Cardinal-20: Range voting with a 0...20 scale. Absolute scale.
Cardinal-20(norm): Same, but normalized scale.

Ext-Minmin: the "max A>B" method: the winner is the one with the 
greatest pairwise defeat over someone else.

ReweightA[positional method]: Like reweighted Range voting, but using 
the positional method's points instead of ratings. Each voter's weight 
is adjusted to be C / (C + Q), where Q is the sum of contributions to 
elected candidates, with each contribution normalized so that maximum 
number of points is mapped to 1, and minimum to 0; and C is an 
adjustable parameter.

ReweightM[positional method]: When someone is elected, each voter's 
current weight is multiplied by C / (C + Q), where Q is the sum of 
contributions to that candidate.

Range-Auction, Q-Range STV, Linear Range STV, Quota Bucklin, Set PR 
Bucklin, Compat-QLTD-PR, M-Set Webster: methods from my 2008 simulator; 
I'm not quite sure how they work; they thus need more investigation. Of 
these, only the Range STV versions and M-Set Webster seem to be good, 
and I can probably throw out the rest unless other simulations show them 
to be good.

DHwL[base]: D'Hondt without lists. The base method is used to pick the 
next winner according to the modified pairwise matrix.

PSC-CLE: https://electowiki.org/wiki/PSC-CLE. "Quota = x" uses the quota 
(num voters)/(num seats + x) instead of the Droop quota.

C-Elim[base]: As PSC-CLE, but using the base method's elimination order. 
PSC-CLE is C-Elim[Schulze].

STV-ME (base): Generalization of BTR-IRV. Let N = (number of seats - 
number already elected) + 1. When a candidate needs to be eliminated, 
conduct an election between the N candidates with the least first 
preference count, using the base method. Eliminate the loser of this 
election. Note that STV-ME (Plurality) is not the same thing as plain STV.
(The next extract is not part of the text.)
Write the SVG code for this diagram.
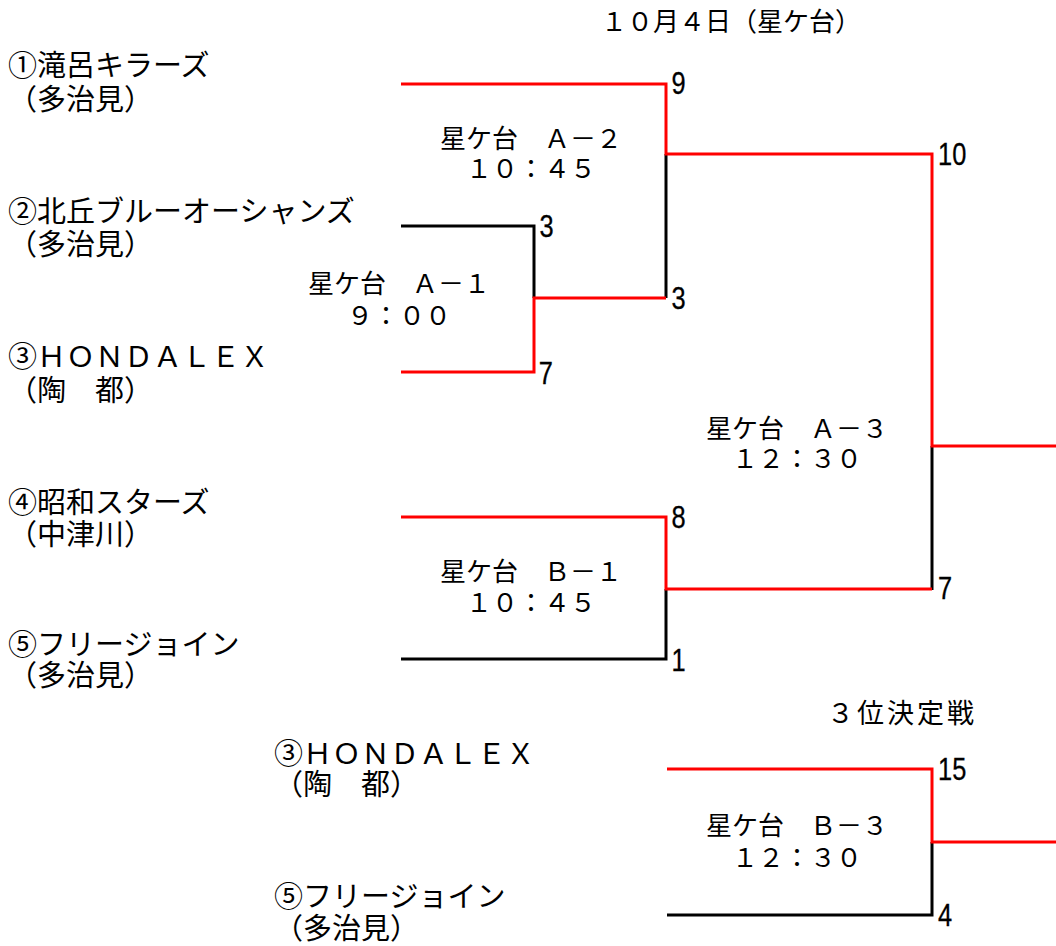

R-Birational: Birational with a relative scale. (Just "birational" uses 
an absolute scale.)

For positional methods, ER means equal-rank is counted whole, but this 
rarely comes into play due to the noise being added to voters' ratings. 
/fd means "first differences", i.e. ties for elimination are broken by 
the first round where the candidates were not tied.